A put option is a contract between two parties where the buyer has a right but not the obligation to sell a certain amount of underlying security at a price at a specified period. The predetermined price at this stage is called the stock price. According to Wan and Chen (2019), this type of option is traded in terms of bonds, stocks, currencies, goods, indexes and futures. Some of the factors that affect the value of put option are price of the underlying asset, interest rates, option strike price, volatility and time of expiry. For instance, a put option gains its value when the price of the underlying assets and interest rates decline while the volatility if the asset price rise (Wan & Chen, 2019). On the other hand, its value declines with an increase in the price of the underlying asset and its interest rates while the volatility of the asset price declines correspondingly. Therefore, investors analyses these factors whenever they make investment decisions concerning options. This means that an investor can either gain profits or make losses in return whenever they invest in this type of option. Generally, put options are profitable whenever the stock price is lower than the strike price at expiration. For example, if a trader invests in a put option priced $0.85 with a strike stock price of $30 and a strike price of $36 at expiration, then the option is worth $6 at expiration and the investor makes a profit of $5.15. in the same way, if the investor buys a stock with the stock price being higher than the strike price, he/she will run at a loss.

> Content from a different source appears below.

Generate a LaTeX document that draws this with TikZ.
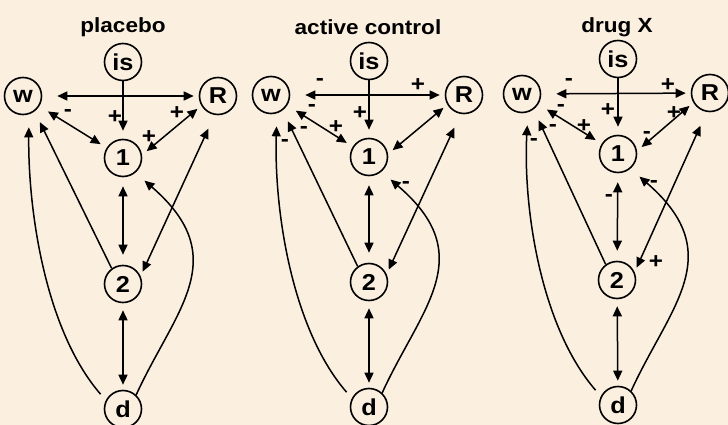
\documentclass[tikz,border=0pt]{standalone}
\usepackage{fontspec}
\setmainfont{Liberation Sans}
\newfontfamily\lbf[FakeStretch=1.1]{Liberation Sans}
\usetikzlibrary{arrows.meta,calc}
\definecolor{bg}{RGB}{251,239,224}
\tikzset{
  vnode/.style={circle, draw, line width=1.6pt, minimum size=37pt, inner sep=0pt,
    font=\lbf\bfseries\fontsize{23}{23}\selectfont},
  ttl/.style={font=\lbf\bfseries\fontsize{20.5}{20.5}\selectfont, inner sep=0pt},
  sgn/.style={font=\lbf\bfseries\fontsize{22}{22}\selectfont, inner sep=0pt},
  arr/.style={line width=1.5pt, -{Triangle[length=10pt,width=9pt]}},
  dbl/.style={line width=1.5pt, {Triangle[length=10pt,width=9pt]}-{Triangle[length=10pt,width=9pt]}},
  crv/.style={line width=1.5pt}
}
\newcommand\graphedges[1]{%
  \draw[dbl, shorten <=15pt, shorten >=5pt] (#1w) -- (#1R);
  \draw[arr, shorten >=8pt] (#1is) -- (#1one);
  \draw[dbl, shorten <=10pt, shorten >=7pt] (#1w) -- (#1one);
  \draw[dbl, shorten <=6pt, shorten >=5pt] (#1one.9) -- (#1R.210);
  \draw[arr, shorten >=12pt] (#1two.126) -- (#1w.-53);
  \draw[arr, shorten <=8pt, shorten >=13pt] (#1d.153) .. controls ($(#1d)+(-78,-79)$) and ($(#1d)+(-95,-199)$) .. (#1w.-72);
  \draw[dbl, shorten <=9pt, shorten >=10pt] (#1one) -- (#1two);
  \draw[dbl, shorten <=7pt, shorten >=5pt] (#1two) -- (#1d);
  \draw[dbl, shorten <=5pt, shorten >=15pt] (#1two.24) -- (#1R.-100);
  \draw[arr, shorten >=12pt] (#1d.47) .. controls ($(#1d)+(52,-99)$) and ($(#1d)+(111,-151)$) .. (#1one.-50);
}
\begin{document}
\begin{tikzpicture}[x=1pt,y=-1pt]
\fill[bg] (0,0) rectangle (728,425);
\useasboundingbox (0,0) rectangle (728,425);
% panel 1
\node[ttl] (at) at (123,27) {placebo};
\node[vnode] (aw) at (23,96) {w};
\node[vnode] (ais) at (123,62) {is};
\node[vnode] (aR) at (218,96) {R};
\node[vnode] (aone) at (123,158) {1};
\node[vnode] (atwo) at (123,284) {2};
\node[vnode] (ad) at (123,409) {d};
\graphedges{a}
\node[sgn] (as1) at (68,113) {-};
\node[sgn] (as2) at (115,117) {+};
\node[sgn] (as3) at (177,113) {+};
\node[sgn] (as4) at (149,137) {+};
% panel 2
\node[ttl] (bt) at (368,27) {active control};
\node[vnode] (bw) at (271,95) {w};
\node[vnode] (bis) at (369,61) {is};
\node[vnode] (bR) at (464,95) {R};
\node[vnode] (bone) at (369,157) {1};
\node[vnode] (btwo) at (369,282) {2};
\node[vnode] (bd) at (369,407) {d};
\graphedges{b}
\node[sgn] (bs1) at (320,82) {-};
\node[sgn] (bs2) at (418,85) {+};
\node[sgn] (bs3) at (312,108) {-};
\node[sgn] (bs4) at (360,113) {+};
\node[sgn] (bs5) at (336,127) {+};
\node[sgn] (bs6) at (304,130) {-};
\node[sgn] (bs7) at (285,143) {-};
\node[sgn] (bs8) at (406,185) {-};
% panel 3
\node[ttl] (ct) at (617,27) {drug X};
\node[vnode] (cw) at (522,94) {w};
\node[vnode] (cis) at (618,59) {is};
\node[vnode] (cR) at (710,93) {R};
\node[vnode] (cone) at (618,154) {1};
\node[vnode] (ctwo) at (617,280) {2};
\node[vnode] (cd) at (618,405) {d};
\graphedges{c}
\node[sgn] (cs1) at (569,82) {-};
\node[sgn] (cs2) at (668,85) {+};
\node[sgn] (cs3) at (561,108) {-};
\node[sgn] (cs4) at (608,110) {+};
\node[sgn] (cs5) at (584,126) {+};
\node[sgn] (cs6) at (674,113) {+};
\node[sgn] (cs7) at (647,135) {-};
\node[sgn] (cs8) at (553,128) {-};
\node[sgn] (cs9) at (534,142) {-};
\node[sgn] (cs10) at (654,184) {-};
\node[sgn] (cs11) at (609,198) {-};
\node[sgn] (cs12) at (656,262) {+};
\end{tikzpicture}
\end{document}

- Give a definition and working example of how a Futures Contract (any futures of your choice) can make or lose an investor money?
Futures are financial contracts that gives the obligation to an individual to either buy or sell an asset at specified time at a set price. In this case, the seller must sell, or the buyer must purchase the underlying asset with the set price without relying on the current market price of the asset before decay (Augustin, Rubtsov & Shin, 2020). Currency futures is one of the commonly used type of features. Here, a buyer or a seller has an obligation to buy or sell a currency at an agreed price before the date of expiry. This type of futures is very essential whenever one needs to hedge risks associated with receiving finds in foreign currency. Most importantly, the determination of the price of a currency is done at the initiation stage of the trade. Investors often use currency futures to gain profits. However, at some point, an investor may incur losses at the end of the trade. For example, an investor can buy EURO at 1.2 in a U.S foreign exchange. This means that the investor is willing to buy the currency at the cost of $1.2. At the expiry of the contract, the 125,000 Euros at $1.2. on the other hand, the seller of this currency will need to deliver the EUROS and obtain dollars in return. The trading account of the investor shows either a loss or gain at the expiration of the trade. For instance, in case the price of EURO rises to $1.21 or declines to 1.19, the investor will make a loss or gain $1,250 on the contract depending on the side of the trade he/she is in.
Question 1 Response 1
hello, generally, you gave a working definition of a put option. also, I was satisfied with your example on how the put option works when it comes to investing in it. I would add that put option can be traded in many forms of underlying assets including indexes, commodities, futures, currencies and stocks, among others.
Question 1 Response 2
hello, I agree with you on the definition of a put and it was good for you mentioning the concept of predetermined price and a specified period of asset purchase. moreover, you gave a moving example or how an investor can lose of earn money through put option without forgetting factors that affect the value of a put option.
Question 1 Response 3
hello, your definition of a put and the explanation of how it works are very satisfactory. in fact, you emphasized on the effect of the underlying stock price on the put and value. time of decay, interest rates and strike prices also matter in this case. also, it is necessary to note that put options can serve as a risk management strategy for investors
Question 2 Response 1
hello, I am moved by your heavy definition of futures and the explanation of its components. I am glad you chose currency futures as an example in this paper since it is one of my favorite. it is therefore good to acknowledge that mostly the speculators and risk hedgers use his form of futures to access financial gains.
Question 2 Response 2
hello, I agree with you that Futures are financial contracts that gives the obligation to an individual to either buy or sell an asset at specified time at a set price. also, your explanation of how futures work is fascinating. it would be more significant to highlight commodity, stock, index and currency futures as primary types of futures contract.
Question 2 Response 3
hello, I am glad that you mentioned all the components of defining futures which include the obligation to buy and sell, predetermined period and the set price of the underlying asset at that time. I also appreciate the fact that you profoundly explored how currency futures operates to the extent of giving a statistical information.